Bashas' Markets, Chandler, Ariz. is tough on internal offenders. While the chain promotes its family feeling at each store, the chain has a single-strike zero-tolerance policy when it comes to employees who steal -- they are terminated and prosecuted. Bashas' credits its success in reducing incidents by stepping up training. Honesty is a component of a new hire's training within the classroom orientation. Additionally, a take-home message about the importance of honesty from Eddie Basha, chairman and chief executive officer, encourages associates to be part of the solution, not part of the problem, and report rather than ignore theft on the job.
Dorothy Lane Markets, Dayton, Ohio, conducts a weekly classroom session for new hires under the direction of Matt Heib, director of human resources. During the sessions associate theft is covered. It is explained that losing the job is not the only thing that will happen. If caught, the ex-employee will face the consequence of being turned over to the police.
"It is important for retailers to not excuse dishonesty," Miller said. "They have to involve law enforcement otherwise the retailer is exposed to an increase of theft in the store."
In stores where policy implementation is weak, the door is left open for theft, he said. There has to be a culture of control and that culture has to communicate personally, not in a memo, that customer service and shrink prevention has an impact on payroll as well as employment. "Loss prevention is truly an executive suite function today. The priority set has to be communicated up and down the chain," Miller said.
Miller suggests face-to-face interviews for all applicants and ongoing classroom training for store level managers as a part of the operator's total training program. One component of the discussion must be a full explanation of what the chain does to protect its profits and how those profits impact the individual. "Smart retailers know that it is not policy and procedures that controls shrink, it is people that make a difference reinforcing the message."
Opportunity makes a thief, according to industry experts. Drawers full of cash, the large amount of supermarket transactions and aisles of merchandise can be a lethal combination for fraud. Additionally, theft in the form of "sweethearting" takes its toll on operators' bottom line.

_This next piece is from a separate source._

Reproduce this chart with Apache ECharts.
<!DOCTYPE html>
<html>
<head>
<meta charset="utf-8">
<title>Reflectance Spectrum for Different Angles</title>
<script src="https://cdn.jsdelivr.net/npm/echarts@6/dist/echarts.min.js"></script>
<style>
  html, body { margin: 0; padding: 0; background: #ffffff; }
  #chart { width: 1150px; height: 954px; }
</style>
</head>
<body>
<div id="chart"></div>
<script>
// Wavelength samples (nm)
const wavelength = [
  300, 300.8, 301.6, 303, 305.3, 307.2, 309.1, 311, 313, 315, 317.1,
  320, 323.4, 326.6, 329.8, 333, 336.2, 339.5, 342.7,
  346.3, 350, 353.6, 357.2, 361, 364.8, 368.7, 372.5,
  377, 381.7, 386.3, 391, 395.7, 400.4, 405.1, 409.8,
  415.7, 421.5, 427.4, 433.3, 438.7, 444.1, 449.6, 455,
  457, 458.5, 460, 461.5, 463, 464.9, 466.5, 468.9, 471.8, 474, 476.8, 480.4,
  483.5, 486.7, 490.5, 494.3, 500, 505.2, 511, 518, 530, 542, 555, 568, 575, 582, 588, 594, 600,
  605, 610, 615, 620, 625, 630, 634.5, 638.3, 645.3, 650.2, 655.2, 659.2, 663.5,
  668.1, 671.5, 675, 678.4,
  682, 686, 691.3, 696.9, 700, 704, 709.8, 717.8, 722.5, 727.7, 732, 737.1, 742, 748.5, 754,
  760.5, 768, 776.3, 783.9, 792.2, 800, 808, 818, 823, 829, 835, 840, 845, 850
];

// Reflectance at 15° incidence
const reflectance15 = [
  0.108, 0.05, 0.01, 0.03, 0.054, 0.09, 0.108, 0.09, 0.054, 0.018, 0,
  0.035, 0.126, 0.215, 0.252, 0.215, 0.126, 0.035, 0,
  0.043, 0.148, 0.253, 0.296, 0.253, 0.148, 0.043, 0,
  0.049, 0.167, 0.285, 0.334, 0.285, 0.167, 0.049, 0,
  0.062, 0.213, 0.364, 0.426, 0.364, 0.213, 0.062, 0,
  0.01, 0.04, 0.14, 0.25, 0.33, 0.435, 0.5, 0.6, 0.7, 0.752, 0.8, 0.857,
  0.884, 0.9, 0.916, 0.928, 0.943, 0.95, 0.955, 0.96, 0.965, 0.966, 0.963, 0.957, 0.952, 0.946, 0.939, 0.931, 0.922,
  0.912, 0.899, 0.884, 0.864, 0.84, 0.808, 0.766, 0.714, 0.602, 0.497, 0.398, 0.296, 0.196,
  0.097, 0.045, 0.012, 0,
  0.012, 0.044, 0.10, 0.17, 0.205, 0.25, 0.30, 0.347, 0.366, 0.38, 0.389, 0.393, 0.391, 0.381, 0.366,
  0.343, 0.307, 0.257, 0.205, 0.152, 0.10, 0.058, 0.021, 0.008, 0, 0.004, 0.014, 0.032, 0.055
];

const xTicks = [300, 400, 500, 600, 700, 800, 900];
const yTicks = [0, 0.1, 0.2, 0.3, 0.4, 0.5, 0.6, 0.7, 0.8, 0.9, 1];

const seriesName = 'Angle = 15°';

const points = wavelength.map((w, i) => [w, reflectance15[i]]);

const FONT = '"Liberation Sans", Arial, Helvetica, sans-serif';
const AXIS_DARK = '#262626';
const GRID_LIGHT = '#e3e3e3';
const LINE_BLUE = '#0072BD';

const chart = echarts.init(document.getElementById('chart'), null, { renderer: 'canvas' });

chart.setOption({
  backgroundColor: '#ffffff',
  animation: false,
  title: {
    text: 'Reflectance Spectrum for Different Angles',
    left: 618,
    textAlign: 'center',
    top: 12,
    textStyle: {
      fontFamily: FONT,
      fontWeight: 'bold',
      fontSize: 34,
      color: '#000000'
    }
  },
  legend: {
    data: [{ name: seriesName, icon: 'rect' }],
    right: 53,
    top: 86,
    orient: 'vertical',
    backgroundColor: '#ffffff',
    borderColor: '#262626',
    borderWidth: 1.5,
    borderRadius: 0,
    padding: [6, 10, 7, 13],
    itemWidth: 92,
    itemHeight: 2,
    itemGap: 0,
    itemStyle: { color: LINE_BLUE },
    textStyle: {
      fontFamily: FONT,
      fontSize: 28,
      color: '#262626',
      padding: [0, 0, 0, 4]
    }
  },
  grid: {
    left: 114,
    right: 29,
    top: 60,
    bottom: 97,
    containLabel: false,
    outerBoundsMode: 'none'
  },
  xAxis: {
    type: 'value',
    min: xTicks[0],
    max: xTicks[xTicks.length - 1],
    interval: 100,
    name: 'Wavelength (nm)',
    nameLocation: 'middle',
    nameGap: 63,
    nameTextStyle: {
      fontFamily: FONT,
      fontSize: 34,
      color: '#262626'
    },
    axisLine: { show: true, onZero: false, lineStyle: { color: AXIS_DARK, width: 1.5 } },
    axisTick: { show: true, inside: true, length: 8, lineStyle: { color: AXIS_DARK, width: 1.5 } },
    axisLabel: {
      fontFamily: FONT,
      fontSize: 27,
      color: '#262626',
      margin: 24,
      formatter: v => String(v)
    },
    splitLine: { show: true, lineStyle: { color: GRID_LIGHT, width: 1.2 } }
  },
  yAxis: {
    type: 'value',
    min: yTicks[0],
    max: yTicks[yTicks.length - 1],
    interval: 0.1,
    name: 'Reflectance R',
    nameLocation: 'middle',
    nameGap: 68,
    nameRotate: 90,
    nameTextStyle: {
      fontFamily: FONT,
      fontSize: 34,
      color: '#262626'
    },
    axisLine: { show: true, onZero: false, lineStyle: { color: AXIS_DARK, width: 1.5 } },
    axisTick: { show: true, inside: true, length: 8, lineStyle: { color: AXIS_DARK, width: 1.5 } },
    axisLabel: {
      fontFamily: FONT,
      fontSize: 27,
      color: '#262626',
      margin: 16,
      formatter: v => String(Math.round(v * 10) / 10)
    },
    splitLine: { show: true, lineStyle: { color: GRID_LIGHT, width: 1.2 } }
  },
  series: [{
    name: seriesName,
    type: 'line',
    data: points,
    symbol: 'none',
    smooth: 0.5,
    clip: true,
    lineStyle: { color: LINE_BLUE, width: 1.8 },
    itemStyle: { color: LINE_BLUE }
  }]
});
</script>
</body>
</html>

"I had employees going to the deli, ordering $6 worth of food and then coming to the front-end and tossing $2 down," said Martin of Red Apple. "That is theft in my book."
As the war wages on, there have been some battles won. Retailers' loss prevention initiatives, including cashier monitoring systems, audits and formal loss prevention training for unit level managers, have reportedly helped stem the tide. The Shrink Survey reports that shrink was down 8% in 1999 from 1998, however the problem still takes a sizable bite out of the bottom line.

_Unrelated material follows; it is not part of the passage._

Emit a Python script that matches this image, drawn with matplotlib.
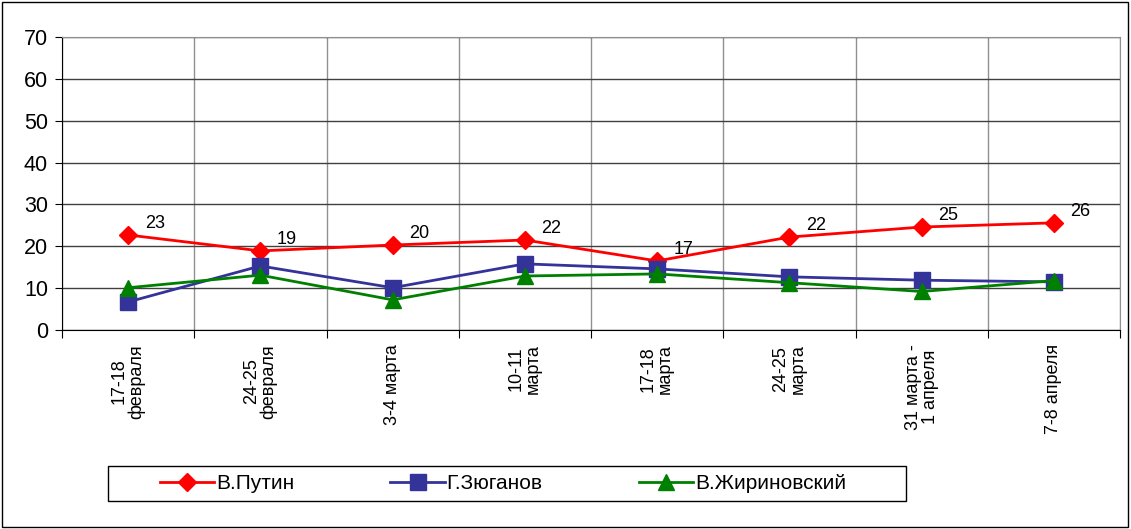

Technical applications are relieving some store level losses. Data mining can pinpoint problems by analyzing stored data to determine patterns out of the ordinary. Additionally, automation takes the human element out of the discovery process providing a stronger case for personnel proceedings.
The National Supermarket Research Group's study reveals that most retailers use CCTV (closed circuit television cameras) and automated cashier monitoring systems to curb front-end fraud. The cashier monitoring systems alone are credited with a shrink reduction of 20%.
"Technology is a wonderful thing, but use technology with a strategic implementation plan," Miller said.
Brown & Cole puts technology to work with old-fashioned business practices to identify discrepancies. "Our bookkeepers are very thorough," St Claire said. "We follow up with any individual checker that may have some irregularities. Oftentimes, it's a case of a checker trying to fix some error they have made. We show them the correct steps to take in these instances. In other cases where there is suspect of fraud an internal investigation is launched."
This investigation includes the review of front-end videos and an examination of register tapes along with any interview notes taken. "We have a zero tolerance for internal theft," she said. "Once proven beyond the shadow of a doubt there are no second chances."
Video surveillance, access control and tagging are applications being used as deterrents to crime and proof in personnel proceedings in numerous operations. "These three things keep me in business," said one urban operator. "The deterrent factor alone keeps internal theft and shoplifting in check. People only steal if your present low-hanging fruit and they think they can get away with it. If I don't make it easy for them, they will just go somewhere else to steal."
Martin at Red Apple recently increased his video surveillance presence at the front-end primarily as a deterrent. It took over three months to identify a checker who was altering customer checks and pocketing the difference between the check and the register ring. "It's sad we have to do this. It's amazing. Even when presented with a videotape, they deny what they have done." He has also found that the video cameras positioned throughout the store have discouraged employees from stealing time. "Whether they are taking an extra long break, leaving the front-end for a cigarette or joy riding on the forklift around they are stealing a precious thing -- time."
Tying technology with operations when it comes to loss prevention can offer up a total profit recovery impact, said Miller.
Systems are now available to match scanning data with tag deactivation. "These reports are a very useful management reporting tool," said a source. "Technology can be used as a deterrent and when deactivation discrepancies are brought to the attention of one cashier, word gets around the store."
On the horizon are new systems that stream data superimposed on videotapes and scale captured date and time changes which pass cashier identification information into system. These applications have the ability to assist retailers in spotting abnormalities at the front end and identify the employee.